I might be hitting the wall and would appreciate following me on this.
Some explain dirac delta such as it's 0 everywhere except at a single point where it's infinite and some explain it as a infinitely narrow spike.
Contradiction 1: It seems to me that these 2 descriptions contradict each other, because infinitely narrow spike is not the same thing as "0 everywhere except at one point where it's non-zero". The reason they're not the same is infinitely narrow spike still suggests that it's non-zero for more values of $x$ than for just only one value($x=0$).
Contradiction 2: Another reason of contradiction is that if it's only non-zero at a single point and zero everywhere else, then its integral can NOT be 1.
Question 1: Well, I'm sure you will say that dirac delta is not a function which I have read many times. Then why can't we just get rid of the explanation - "it's zero everywhere except at one point" ?
Question 2: I somehow didn't understand what we mean: "it's a distribution or generalized function", because I don't know what either of these 2 concepts are.
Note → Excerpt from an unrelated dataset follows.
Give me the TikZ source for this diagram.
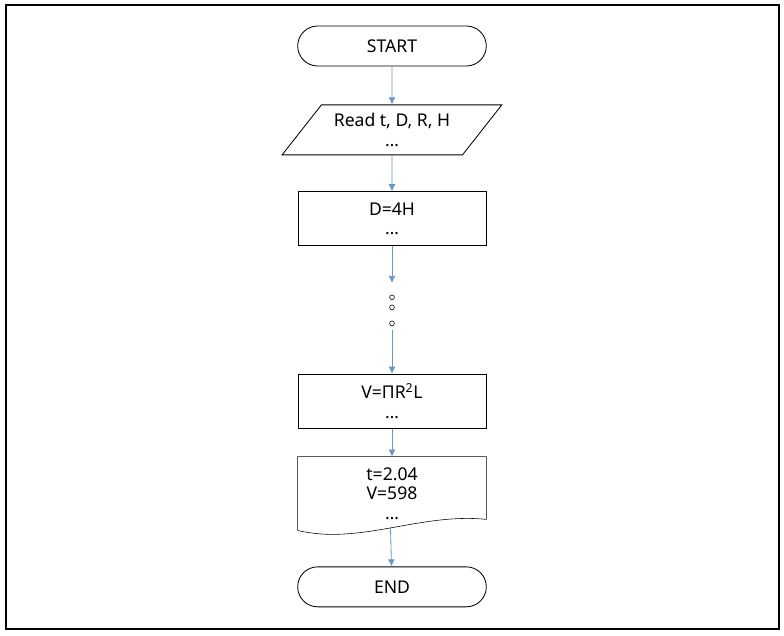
\documentclass[tikz,border=0pt]{standalone}
\usepackage{fontspec}
\setmainfont{Noto Sans}
\usepackage{tikz}
\usetikzlibrary{arrows.meta,calc,positioning,shapes.geometric,shapes.misc}
\definecolor{flowblue}{RGB}{104,152,199}

\begin{document}
\begin{tikzpicture}[every node/.style={font=\fontsize{12.5}{14}\selectfont, align=center, minimum width=4.7cm, line width=0.6pt},
		flow/.style={-{Latex[length=5pt,width=5pt]}, flowblue, line width=0.6pt},
		term/.style={draw, rounded rectangle, minimum width=4.95cm, minimum height=1cm},
		proc/.style={draw, rectangle, minimum height=1.35cm},
		dot/.style={draw, circle, inner sep=0pt, outer sep=0pt, minimum size=0.12cm, line width=0.4pt}]
		\useasboundingbox (0,0) rectangle (19.6,-15.875);
		\draw[line width=1pt] (0.15,-0.125) rectangle (19.475,-15.725);
		
		\node[term] (start) at (9.8,-1.15) {START};
		
		\node[draw, trapezium, trapezium left angle=50.6, trapezium right angle=129.4, trapezium stretches=true, minimum width=5.5cm, minimum height=1.25cm, below = 0.95cm of start] (read) {Read t, D, R, H\\…};
		
		\node[proc, below = 0.9cm of read] (d4h) {D=4H\\…};
		
		\node[dot, below = 1.22cm of d4h] (o1) {};
		\node[dot, below = 0.13cm of o1] (o2) {};
		\node[dot, below = 0.28cm of o2] (o3) {};
		
		\node[proc, below = 1.2cm of o3] (vol) {V=ΠR\textsuperscript{2}L\\…};
		
		\node[minimum height=1.825cm, below = 0.7cm of vol] (out) {t=2.04\\V=598\\…};
		\draw (out.south west) -- (out.north west) -- (out.north east) -- ($(out.south east)+(0,0.275)$) .. controls ($(out.south east)+(-1.65,0.45)$) and ($(out.south west)+(1.55,-0.375)$) .. (out.south west) coordinate[pos=0.5] (wave);
		
		\node[term, below = 0.9cm of out] (end) {END};
		
		\draw[flow] (start) -- (read);
		\draw[flow] (read) -- (d4h);
		\draw[flow, shorten >=0.3cm] (d4h) -- (o1);
		\draw[flow, shorten <=0.1cm] (o3) -- (vol);
		\draw[flow] (vol) -- (out);
		\draw[flow] (wave) -- (end);
		
		\end{tikzpicture}
\end{document}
Would appreciate if you could explain it in simple terms.
To Question 1: The reason why bizzare definitions of a so called delta "function" can be found everywhere (especially in engineering and physics) has probably two reasons:
The first is historic: A fully satisfactory theory was only finished in the 1950s by Laurent Schwartz, but it is complicated and so it is often inacessible to many scientists who have to use it.
Secondly many people in physics and engineering use heuristics, in which case pretending as if there was a delta function works suprisingly well.
To Question 2: The dirac $\delta$ is not a function. So in particular it is neither an "infinitesimal spike" nor a function that is $0$ everywhere except $0$ (and infinite at $0$).
I will try my hand at explaining the Dirac $\delta$ without delving to deep into the details:
Let $F$ be the vector space of all functions $\mathbb{R}\to \mathbb{R}$. Then we define the dirac $\delta$ by $$ \begin{align} \delta : F &\longrightarrow \mathbb{R} \\ f &\longmapsto f(0) \end{align} $$ Notice that $\delta$ is a linear map from $F$ to the real numbers. So $\delta$ is not a function $\mathbb{R} \to \mathbb{R}$, but a linear map $F \to \mathbb{R}$.
It is a common abuse of notation to write $\int \delta (x) f(x)dx $ for $\delta (f)$. It is important to understand that the first expression is just a notation for the later (and not actually an integral).
Often we restrict $\delta$ to some subspace of $F$. Such subspaces are often called "test functions". See here for some commonly used subspaces of $F$. A distribution is then a (continuous) linear map from the test function space to the real/complex numbers (see here).
Now suppose we take a "narrow spike at 0 function" $\varphi_{\varepsilon} : \mathbb{R}\to \mathbb{R}$ whose width we control with the parameter $\varepsilon>0$. To be precise, i want $\varphi_\varepsilon$ to be a so called mollifier (see here). Further suppose that $f$ is a "nice" function (say differentiable and zero outside of some finite interval). Then we have $$ \lim_{\varepsilon \to 0}\int \varphi_\varepsilon (x) f(x) dx = f(0) = \delta (f). $$ Note that the map $f \mapsto \int \varphi_\varepsilon (x) f(x) dx $ is also a linear map sending "nice" functions to real numbers. Lets call it $\tilde{\varphi}_\varepsilon$. So we have shown above that $\tilde{\varphi}_\varepsilon$ approximates the Dirac $\delta$ as $\varepsilon$ gets small. Notice that its not the spike function that approximates the Dirac $\delta$, but the linear map $\tilde{\varphi}_\varepsilon$.